Sunday, June 10, 2007

Damage control

The bellicose rhetoric that accompanied with yesterday’s disastrous dealing with the residents of South Shuneh changed to a more conciliatory tone today. In an attempt to explain the government’s position, the prime minister resorted to trying and confuse the issue. He held a meeting with the heads of the major daily newspapers, and later an unnamed source told the press that the campaign included not only South Shuneh, but other areas including Lubban (the tribal area of the minister of interior, Eid Fayez), the Kfarrat area (in the north, on the Yarmouk River), South Shuneh, Azraq and other areas in the eastern desert.

The unnamed source talked about forcing people to pay their water and electricity bills, and about a scam to forge land deeds to sell land illegally. Don’t ask me what the forgery case has to do with anything, because I don’t know. As for collecting water and electricity bills, I think that Jordan is the only country in the world where bulldozers are used to punish people who don’t pay. Gulp. I’d better make sure that I’ve paid mine. The statement talks about outlaws in the area, as if the destruction of farms is related to capturing gangs.

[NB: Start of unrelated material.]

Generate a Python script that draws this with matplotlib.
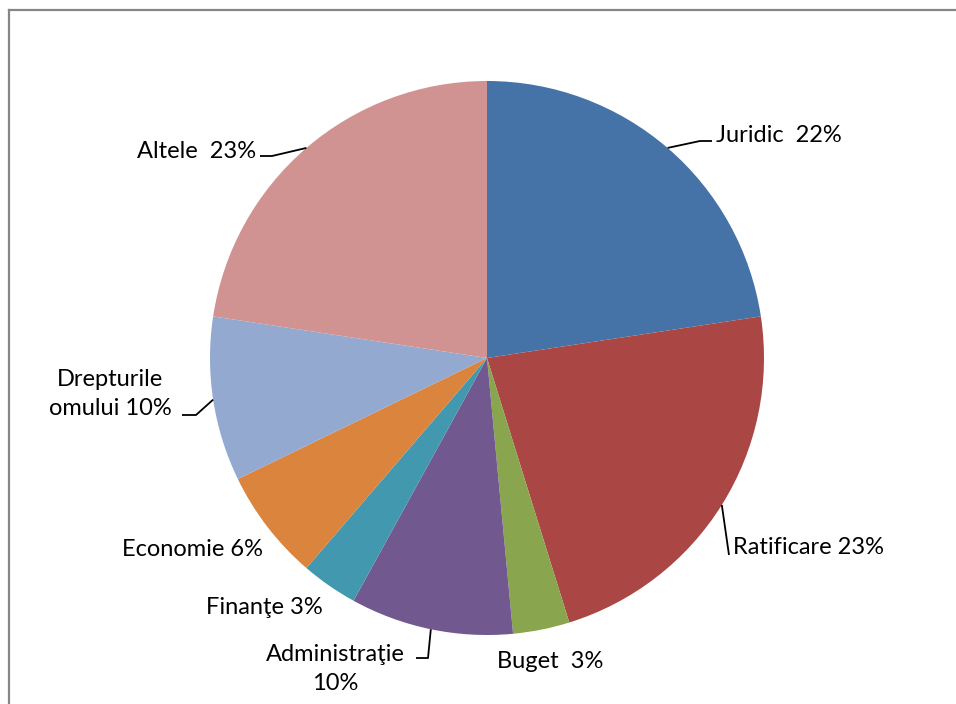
import numpy as np
import matplotlib
matplotlib.use("Agg")
import matplotlib.pyplot as plt
from matplotlib.lines import Line2D

# ---- data ----
categories = ["Juridic", "Ratificare", "Buget", "Administraţie", "Finanţe",
              "Economie", "Drepturile omului", "Altele"]
values = [22.6, 22.6, 3.3, 9.5, 3.3, 6.5, 9.6, 22.6]
label_texts = ["Juridic  22%", "Ratificare 23%", "Buget  3%", "Administraţie\n10%",
               "Finanţe 3%", "Economie 6%", "Drepturile\nomului 10%", "Altele  23%"]
colors = ["#4572A7", "#AA4643", "#89A54E", "#71588F", "#4198AF",
          "#DB843D", "#93A9CF", "#D19392"]

# ---- layout (pixel coordinates, y from top) ----
W, H = 956, 704
cx, cy, R = 487, 358, 277
label_pos = [  # (x, y, ha)
    (716, 136, "left"),
    (733, 548, "left"),
    (497, 661, "left"),
    (335, 669, "center"),
    (323, 608, "right"),
    (263, 549, "right"),
    (110, 394, "center"),
    (256, 152, "right"),
]
# leader line elbows: (elbow point, end point) or None
leaders = [
    [(700, 141), (712, 141)],
    [(729, 555)],
    None,
    [(428, 658), (416, 658)],
    None,
    None,
    [(196, 415), (182, 415)],
    [(272, 156), (260, 156)],
]

fig = plt.figure(figsize=(W / 100, H / 100), dpi=100)
ax = fig.add_axes([0, 0, 1, 1])
ax.set_xlim(0, W)
ax.set_ylim(0, H)
ax.set_aspect("equal")
ax.axis("off")

wedges, _ = ax.pie(values, colors=colors, startangle=90, counterclock=False,
                   center=(cx, H - cy), radius=R,
                   wedgeprops=dict(linewidth=0, edgecolor="none"))
ax.set_xlim(0, W)
ax.set_ylim(0, H)

font = ["Lato", "DejaVu Sans"]
for w, txt, (lx, ly, ha), ld in zip(wedges, label_texts, label_pos, leaders):
    ax.text(lx, H - ly, txt, ha=ha, va="center", fontsize=17, family=font,
            color="black", linespacing=1.5, multialignment="center")
    if ld is not None:
        mid = np.deg2rad((w.theta1 + w.theta2) / 2)
        sx, sy = cx + R * np.cos(mid), (H - cy) + R * np.sin(mid)
        xs = [sx] + [p[0] for p in ld]
        ys = [sy] + [H - p[1] for p in ld]
        ax.plot(xs, ys, color="black", linewidth=1.3, solid_capstyle="butt")

# chart area border (top and left visible)
fig.add_artist(Line2D([8.5 / W, 8.5 / W], [0, 1 - 9.5 / H], transform=fig.transFigure,
                      color="#868686", linewidth=1.6))
fig.add_artist(Line2D([8.5 / W, 1], [1 - 9.5 / H, 1 - 9.5 / H], transform=fig.transFigure,
                      color="#868686", linewidth=1.6))

fig.savefig("out.png", dpi=100, facecolor="white")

It is true that some large tribal land owners use large amounts of water and electricity, and use thugs to intimidate the bill collectors so they don’t pay. If the government can get them to pay, well, good for them. However, the statement dishonestly implies that this is the issue in South Shuneh.

In South Shuneh the issues are unlawful use of land and the drilling of wells without license. The government statement claims that of 470 wells, 85 have been retroactively licensed. Attention was pointed to one relatively large farm (300 dunums) and ignored the fact that most of the farms destroyed were small lots. The government now says that they want to “alleviate the hardship of 45 families that may have been harmed”. How nice, destroy their livelihoods and then give them handouts. The damage has been done, and no number of press statments will change anything.

In principle, the law should be enforced. Mixing the case of the wealthy landlords with that of the poor farmers who had their lived bulldozed before the government realized the implications (if they care) is disingenuous. A more humane approach should have been used and a legal settlement should have been sought. This should not have happened in Jordan.

Saturday, June 09, 2007

Double standards, arrogance, stupidity and meanness

A battle between residents of South Shuneh in the Jordan Valley and security forces was barely averted yesterday. The government had destroyed farms, homes and infrastructure that were illegally built on government land. The Minister of Interior is insisting that the rule of law needs to be upheld. Presumably, he doesn't mind blood being shed to do it.

After failing in their “anti-corruption” drive, the government started looking for villains in poor people trying to get by, as they seem unwilling or unable to get to the real crooks ripping off the country. Now, I have a number of problems with this. Nowhere have I read that there were any judicial proceedings were conducted before destroying the livelihoods of hundreds or thousands of families. Also, the alleged transgressions on government land took place over many years, and have taken on a de facto status. Insisting on reversing these transgressions should be gradual and with a more compassionate approach. These people are not thieves. They are farmers who are trying to make a living. If the government is so insistent on its property rights, it would have not allowed these transgressions to take place to begin with.

Nahid Hattar points out that had a foreign investor wanted to build a farm in this land, he would have been greeted with open arms. I would add that as part of the peace treaty, the government found a way to keep Israeli farmers (who also took the land illegally) on Jordanian land through a 99 year lease. If Israeli farmers can be accommodated, surely Jordanian farmers should be afforded similar concessions.

UPDATE: Ammon News is now reporting that one person was killed and four police were wounded in the latest clash.